L’aller se fait par la pression, le retour par l’aspiration.
Le même mode d’exploitation est appliqué aux embranchements, qui correspondent avec les trains omnibus du premier réseau ou réseau principal. Pour compléter ces indications, nous allons entrer dans quelques détails plus spéciaux :
Tubes. — Les tubes de lignes sont en fer ; le diamètre intérieur est de 0m,065. Ils sont assemblés par des joints à brides, disposés ainsi que le montre la figure 2 ; on admet des courbes de 5 à 20 mètres de rayon
Production de l’air comprimé ou raréfié.— Divers systèmes sont employés. Le premier en date est une application du principe de l’appareil de physique connu sous le nom de Fontaine de Héron. On transvase l’air atmosphérique d’un premier récipient B (fig. 1), dans un second récipient communiquant avec le premier au moyen du tube bb, par une introduction d’eau dans le récipient B. L’air ainsi forcé est puisé dans le récipient pour être dépensé dans le tube. La facilité que procure la canalisation d’eau de la ville de Paris de renouveler autant que l’on veut cette opération, a rendu ce moyen très-pratique en fournissant une solution élégante.

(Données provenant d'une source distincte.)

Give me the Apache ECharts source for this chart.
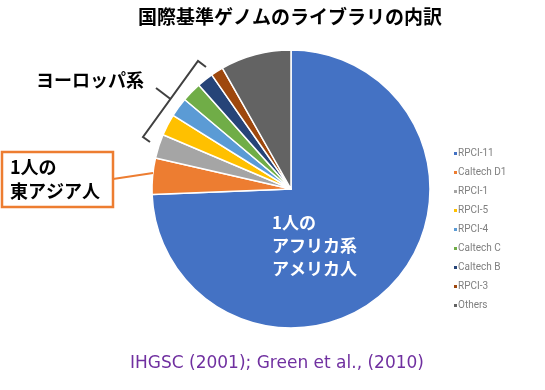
<!DOCTYPE html>
<html><head><meta charset="utf-8">
<script src="https://cdn.jsdelivr.net/npm/echarts@6/dist/echarts.min.js"></script>
<style>html,body{margin:0;padding:0;background:#fff}#c{width:545px;height:390px}</style>
</head><body><div id="c"></div>
<script>
const categories = ['RPCI-11','Caltech D1','RPCI-1','RPCI-5','RPCI-4','Caltech C','Caltech B','RPCI-3','Others'];
const values = [74.3, 4.2, 2.8, 2.5, 2.25, 2.3, 1.9, 1.45, 8.2];
const colors = ['#4472C4','#ED7D31','#A5A5A5','#FFC000','#5B9BD5','#70AD47','#264478','#9E480E','#636363'];
const titleText = '国際基準ゲノムのライブラリの内訳';
const citation = 'IHGSC (2001); Green et al., (2010)';
const cjk = '"Noto Sans CJK JP", sans-serif';

const chart = echarts.init(document.getElementById('c'));
chart.setOption({
  animation: false,
  color: colors,
  title: {
    text: titleText, left: 133, top: 2,
    textStyle: {fontFamily: cjk, fontSize: 19, fontWeight: 'bold', color: '#000'}
  },
  legend: {
    orient: 'vertical', left: 447, top: 143,
    icon: 'rect', itemWidth: 5, itemHeight: 5, itemGap: 8,
    textStyle: {fontFamily: 'Roboto, sans-serif', fontSize: 10, color: '#7f7f7f', lineHeight: 11, padding: [0,0,0,-5]},
    data: categories
  },
  series: [{
    type: 'pie',
    center: [291, 189], radius: 139,
    startAngle: 90, clockwise: true,
    label: {show: false}, labelLine: {show: false},
    itemStyle: {borderColor: '#fff', borderWidth: 1.5},
    data: categories.map((c, i) => ({name: c, value: values[i]}))
  }],
  graphic: [
    {type: 'text', z: 100, left: 36, top: 71, style: {text: 'ヨーロッパ系', font: 'bold 18px ' + cjk, fill: '#000'}},
    {type: 'polyline', z: 100, shape: {points: [[206,67],[198,61],[143,137],[150,142]]}, style: {stroke: '#404040', lineWidth: 2, fill: null}},
    {type: 'line', z: 100, shape: {x1: 156, y1: 88, x2: 170.5, y2: 99}, style: {stroke: '#404040', lineWidth: 2}},
    {type: 'rect', z: 100, shape: {x: 2, y: 152, width: 111, height: 55}, style: {stroke: '#ED7D31', lineWidth: 2.5, fill: '#fff'}},
    {type: 'line', z: 100, shape: {x1: 113, y1: 179, x2: 153, y2: 173}, style: {stroke: '#ED7D31', lineWidth: 2}},
    {type: 'text', z: 101, left: 10, top: 155, style: {text: '1人の\n東アジア人', font: 'bold 18px ' + cjk, lineHeight: 24, fill: '#000'}},
    {type: 'text', z: 101, left: 272, top: 211, style: {text: '1人の\nアフリカ系\nアメリカ人', font: 'bold 17px ' + cjk, lineHeight: 23, fill: '#fff'}},
    {type: 'text', z: 100, left: 130, top: 355, style: {text: citation, font: '17px "DejaVu Sans", sans-serif', fill: '#7030A0'}}
  ]
});
</script></body></html>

Appareil à production de l’air comprimé.
Lorsqu’on n’est pas tenu a faire les installations dans des quartiers où les machines ne sont pas tolérées, l’emploi de la vapeur est beaucoup plus économique pour la compression, de l’air. On a recours alors à des pompes ordinaires, avec lesquelles on peut assurer un service actif et soumis à moins de causes d’irrégularités. C’est ce dernier mode qui a été préféré dans les récents établissements.
Les trains composés de dix boites pèsent quatre kilogrammes environ, ils sont poussés ou aspirés par une différence de pression de trois quarts d’atmosphères, qui donne la vitesse moyenne de un kilomètre par minute.
LE MATÉRIEL ET LES DÉPÊCHES.
Boîtes à dépêches. — Les voyageurs qui prennent place dans les convois lilliputiens que nous avons décrits sont des plis fermés contenant un message. On les empile par groupes de 30 à 40 dans un curseur. Ce curseur ou boite est formé de deux cylindres : l’un intérieur, en tôle ; l’autre extérieur, en cuir, servant d’enveloppe au premier. Pour composer un train, il faut ajouter après la dernière boîte un
piston, afin de ne pas perdre la pression de l’air. Le piston est un morceau de bois garni d’une collerette en cuir, qui prend la forme intérieure du tube et constitue un joint presque hermétique, sans trop de frottement.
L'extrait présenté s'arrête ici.